Figure 3. Small RNA sorting and RNA-induced silencing complex assembly in flies

a | Structural determinants dominate the decision to sort small RNAs into fly Argonaute 1 (AGO1) or AGO2. AGO1-biased (usually microRNA (miRNA)) duplexes contain several bulges and mismatches, especially in the central region of the duplex. Mature miR strands show a strong bias for a terminal U. By contrast, AGO2-biased (usually siRNA) duplexes show extensive base pairing. Loaded guide strands often start with C. b | Unloaded AGO1 is recognized and bound by the heat shock cognate 70 (HSC70)–heat shock protein 90 (HSP90) chaperone complex and, following binding of ATP, adopts an ‘open’ conformational state. Loading-competent AGO1 receives miRNA duplexes containing several mismatches. The incorporation of duplexes into AGO1 is likely aided by as yet unidentified loading factors. ATP hydrolysis results in dissociation of the chaperone complex from AGO1, followed by passive unwinding of the duplex, a process promoted by mismatches.
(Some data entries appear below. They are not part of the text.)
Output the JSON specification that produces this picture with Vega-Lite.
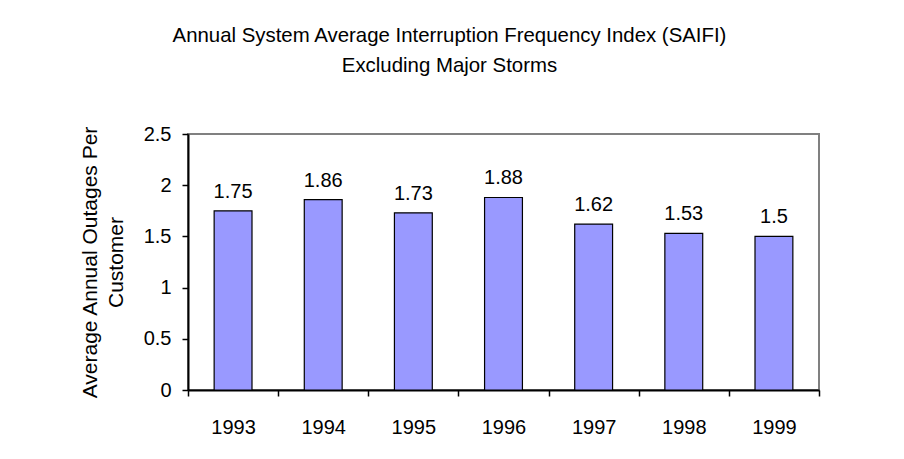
{
  "$schema": "https://vega.github.io/schema/vega-lite/v6.json",
  "width": 631,
  "height": 256,
  "autosize": {"type": "none"},
  "padding": {"left": 188, "top": 134, "right": 85, "bottom": 69},
  "background": "white",
  "title": {
    "text": ["Annual System Average Interruption Frequency Index (SAIFI)", "Excluding Major Storms"],
    "font": "Liberation Sans",
    "fontSize": 20.4,
    "fontWeight": "normal",
    "color": "black",
    "anchor": "middle",
    "frame": "bounds",
    "lineHeight": 30,
    "offset": 48
  },
  "data": {
    "values": [
      {"year": "1993", "saifi": 1.75},
      {"year": "1994", "saifi": 1.86},
      {"year": "1995", "saifi": 1.73},
      {"year": "1996", "saifi": 1.88},
      {"year": "1997", "saifi": 1.62},
      {"year": "1998", "saifi": 1.53},
      {"year": "1999", "saifi": 1.5}
    ]
  },
  "encoding": {
    "x": {
      "field": "year",
      "type": "ordinal",
      "scale": {"paddingInner": 0, "paddingOuter": 0},
      "axis": {
        "title": null,
        "labelAngle": 0,
        "tickBand": "extent",
        "tickSize": 6,
        "tickColor": "black",
        "tickWidth": 1.5,
        "domainColor": "black",
        "domainWidth": 2,
        "labelFont": "Liberation Sans",
        "labelFontSize": 20,
        "labelColor": "black",
        "labelPadding": 21
      }
    },
    "y": {
      "field": "saifi",
      "type": "quantitative",
      "scale": {"domain": [0, 2.5], "nice": false},
      "axis": {
        "title": ["Average Annual Outages Per", "Customer"],
        "titleFont": "Liberation Sans",
        "titleFontSize": 21,
        "titleFontWeight": "normal",
        "titleColor": "black",
        "titleLineHeight": 26,
        "titlePadding": 17,
        "values": [0, 0.5, 1, 1.5, 2, 2.5],
        "format": "~g",
        "grid": false,
        "tickSize": 6,
        "tickColor": "black",
        "tickWidth": 1.5,
        "domainColor": "black",
        "domainWidth": 2,
        "labelFont": "Liberation Sans",
        "labelFontSize": 20,
        "labelColor": "black",
        "labelPadding": 11
      }
    }
  },
  "layer": [
    {
      "mark": {"type": "bar", "width": {"band": 0.42}, "fill": "#9999FF", "stroke": "black", "strokeWidth": 1.2}
    },
    {
      "mark": {"type": "text", "baseline": "bottom", "dy": -9, "font": "Liberation Sans", "fontSize": 20, "color": "black"},
      "encoding": {"text": {"field": "saifi", "type": "quantitative", "format": "~g"}}
    }
  ],
  "config": {
    "view": {"stroke": "#808080", "strokeWidth": 2}
  }
}
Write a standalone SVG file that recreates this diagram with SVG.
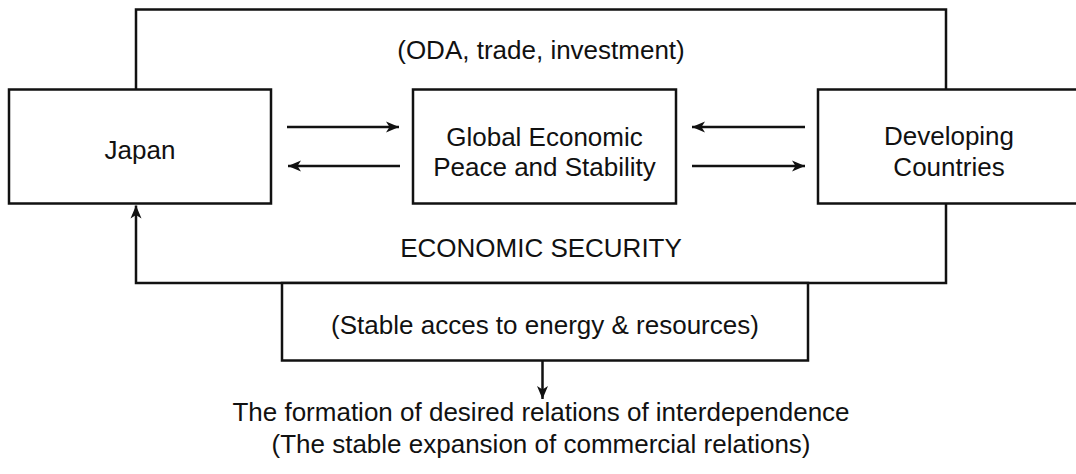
<svg xmlns="http://www.w3.org/2000/svg" width="1076" height="474" viewBox="0 0 1076 474">
<style>
.box{fill:#fff;stroke:#111;stroke-width:2.5}
.ln{fill:none;stroke:#111;stroke-width:2.5}
.t{font-family:"Liberation Sans",Arial,Helvetica,sans-serif;font-size:26px;fill:#111;text-anchor:middle}
</style>
<defs>
<marker id="ah" markerUnits="userSpaceOnUse" markerWidth="14" markerHeight="12" refX="13" refY="6" orient="auto">
<path d="M0,0.5 L13,6 L0,11.5 L3.5,6 z" fill="#111"/>
</marker>
</defs>
<rect width="1076" height="474" fill="#fff"/>
<g id="connectors">
<path class="ln" d="M136,89.5 V9.5 H946 V89.5"/>
<path class="ln" d="M946,203.5 V283 H136 V205.5" marker-end="url(#ah)"/>
<path class="ln" d="M287,127 H399" marker-end="url(#ah)"/>
<path class="ln" d="M400,166 H288" marker-end="url(#ah)"/>
<path class="ln" d="M805,127 H692" marker-end="url(#ah)"/>
<path class="ln" d="M692,166 H805" marker-end="url(#ah)"/>
<path class="ln" d="M542.5,360.5 V399" marker-end="url(#ah)"/>
<text class="t" x="541" y="59">(ODA, trade, investment)</text>
<text class="t" x="541" y="257">ECONOMIC SECURITY</text>
</g>
<g id="japan">
<rect class="box" x="9" y="89.5" width="262" height="114"/>
<text class="t" x="140" y="159">Japan</text>
</g>
<g id="global">
<rect class="box" x="413" y="89.5" width="263" height="114"/>
<text class="t" x="544.5" y="146">Global Economic</text>
<text class="t" x="544.5" y="176">Peace and Stability</text>
</g>
<g id="developing">
<rect class="box" x="818" y="89.5" width="262" height="114"/>
<text class="t" x="949" y="145">Developing</text>
<text class="t" x="949" y="176">Countries</text>
</g>
<g id="access">
<rect class="box" x="282" y="283" width="526" height="77.5"/>
<text class="t" x="545" y="334">(Stable acces to energy &amp; resources)</text>
</g>
<g id="outcome">
<text class="t" x="541" y="421">The formation of desired relations of interdependence</text>
<text class="t" x="541" y="453">(The stable expansion of commercial relations)</text>
</g>
</svg>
The miR* strand is degraded following unwinding. c | The HSC70–HSP90 chaperone complex associates with unloaded AGO2. Binding of ATP to the chaperone complex leads to conformational changes that allow AGO2 to receive small duplexes from the AGO2-loading machinery. Small RNA duplexes with perfect or near-perfect base-pairing (especially those with good pairing in the central region) are recognized by Dicer 2 (DCR2) and its co-factor R2D2 (AGO2–RISC-loading machinery) and inserted into AGO2. The chaperone complex dissociates following ATP hydrolysis, causing a change in the conformation of AGO2. Following passenger strand slicing by AGO2, component 3 promoter of RISC (C3PO) degrades the cleavage products. Subsequently, the 3′ terminus of the guide strand is methylated by HUA ENHANCER 1 (HEN1) to yield mature AGO2–RISC. SAH, S-adenosylhomocysteine; SAM, S-adenosylmethionine.